** Begin PROVIDED DATA **

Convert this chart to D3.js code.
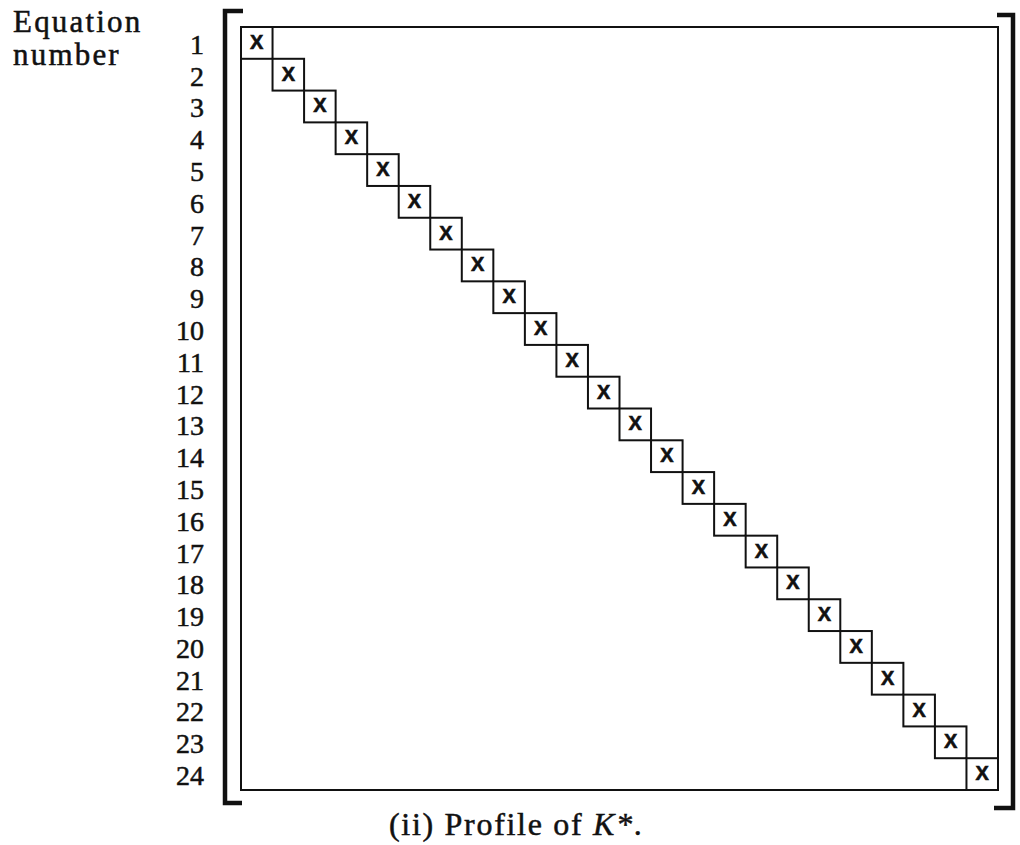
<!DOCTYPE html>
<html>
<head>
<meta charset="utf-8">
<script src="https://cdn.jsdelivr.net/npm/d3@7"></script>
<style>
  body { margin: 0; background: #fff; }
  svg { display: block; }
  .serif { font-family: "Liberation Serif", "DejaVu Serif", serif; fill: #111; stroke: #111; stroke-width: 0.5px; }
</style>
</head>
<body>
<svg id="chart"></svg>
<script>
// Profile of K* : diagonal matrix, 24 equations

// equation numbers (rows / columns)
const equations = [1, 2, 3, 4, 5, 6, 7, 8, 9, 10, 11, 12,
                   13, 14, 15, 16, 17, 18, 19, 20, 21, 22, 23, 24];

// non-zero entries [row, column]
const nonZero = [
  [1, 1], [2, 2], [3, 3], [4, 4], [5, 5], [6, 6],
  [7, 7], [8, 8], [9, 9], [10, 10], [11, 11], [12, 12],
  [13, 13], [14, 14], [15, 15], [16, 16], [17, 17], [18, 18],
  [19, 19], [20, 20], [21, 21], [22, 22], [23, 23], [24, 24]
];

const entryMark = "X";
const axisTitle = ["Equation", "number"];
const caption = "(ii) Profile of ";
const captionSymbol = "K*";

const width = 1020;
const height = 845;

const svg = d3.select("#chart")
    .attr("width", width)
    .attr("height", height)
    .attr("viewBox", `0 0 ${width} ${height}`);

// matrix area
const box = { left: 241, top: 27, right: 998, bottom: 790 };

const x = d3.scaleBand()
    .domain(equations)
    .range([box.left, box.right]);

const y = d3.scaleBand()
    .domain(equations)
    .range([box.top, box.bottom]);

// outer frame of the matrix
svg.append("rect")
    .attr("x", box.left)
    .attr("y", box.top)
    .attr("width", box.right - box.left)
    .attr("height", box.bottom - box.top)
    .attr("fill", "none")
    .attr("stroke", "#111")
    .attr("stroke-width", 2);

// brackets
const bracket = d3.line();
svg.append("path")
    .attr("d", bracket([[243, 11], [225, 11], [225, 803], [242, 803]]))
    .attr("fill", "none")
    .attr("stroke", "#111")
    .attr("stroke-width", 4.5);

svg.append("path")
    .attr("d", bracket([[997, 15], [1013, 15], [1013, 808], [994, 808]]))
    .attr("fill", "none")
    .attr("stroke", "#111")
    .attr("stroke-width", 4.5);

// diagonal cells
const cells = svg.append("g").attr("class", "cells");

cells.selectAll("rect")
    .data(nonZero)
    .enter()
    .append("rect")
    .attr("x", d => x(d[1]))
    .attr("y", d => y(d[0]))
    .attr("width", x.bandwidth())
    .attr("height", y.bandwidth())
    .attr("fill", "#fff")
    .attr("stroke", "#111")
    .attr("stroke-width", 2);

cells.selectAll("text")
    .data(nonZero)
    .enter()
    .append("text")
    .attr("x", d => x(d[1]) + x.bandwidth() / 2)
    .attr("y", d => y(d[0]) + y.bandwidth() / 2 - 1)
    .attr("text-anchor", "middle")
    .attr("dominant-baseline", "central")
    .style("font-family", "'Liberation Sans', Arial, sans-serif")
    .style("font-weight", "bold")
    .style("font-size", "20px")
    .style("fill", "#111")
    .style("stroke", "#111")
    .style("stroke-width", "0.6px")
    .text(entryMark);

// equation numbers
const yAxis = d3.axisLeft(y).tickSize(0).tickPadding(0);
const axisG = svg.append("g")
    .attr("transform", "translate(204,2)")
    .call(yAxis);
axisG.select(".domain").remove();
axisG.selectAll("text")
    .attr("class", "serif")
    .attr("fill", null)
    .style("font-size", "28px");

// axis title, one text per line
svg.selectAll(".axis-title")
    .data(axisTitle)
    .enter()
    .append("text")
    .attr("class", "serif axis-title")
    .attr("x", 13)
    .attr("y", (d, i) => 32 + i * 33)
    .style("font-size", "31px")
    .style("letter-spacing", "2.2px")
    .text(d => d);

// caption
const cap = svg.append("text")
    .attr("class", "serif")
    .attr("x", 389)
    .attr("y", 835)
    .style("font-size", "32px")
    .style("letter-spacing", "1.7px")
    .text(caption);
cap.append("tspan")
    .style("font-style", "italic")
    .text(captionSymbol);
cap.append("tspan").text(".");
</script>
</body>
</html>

** End PROVIDED DATA **

◆ WHAT THE TASK ASKS ◆
Without any pictures, reproduce the lines from the first one in the material through the line that has "22, 23, 24];", exactly as they appear.

◆ ANSWER TO THE EXERCISE ◆
Convert this chart to D3.js code.
<!DOCTYPE html>
<html>
<head>
<meta charset="utf-8">
<script src="https://cdn.jsdelivr.net/npm/d3@7"></script>
<style>
  body { margin: 0; background: #fff; }
  svg { display: block; }
  .serif { font-family: "Liberation Serif", "DejaVu Serif", serif; fill: #111; stroke: #111; stroke-width: 0.5px; }
</style>
</head>
<body>
<svg id="chart"></svg>
<script>
// Profile of K* : diagonal matrix, 24 equations

// equation numbers (rows / columns)
const equations = [1, 2, 3, 4, 5, 6, 7, 8, 9, 10, 11, 12,
                   13, 14, 15, 16, 17, 18, 19, 20, 21, 22, 23, 24];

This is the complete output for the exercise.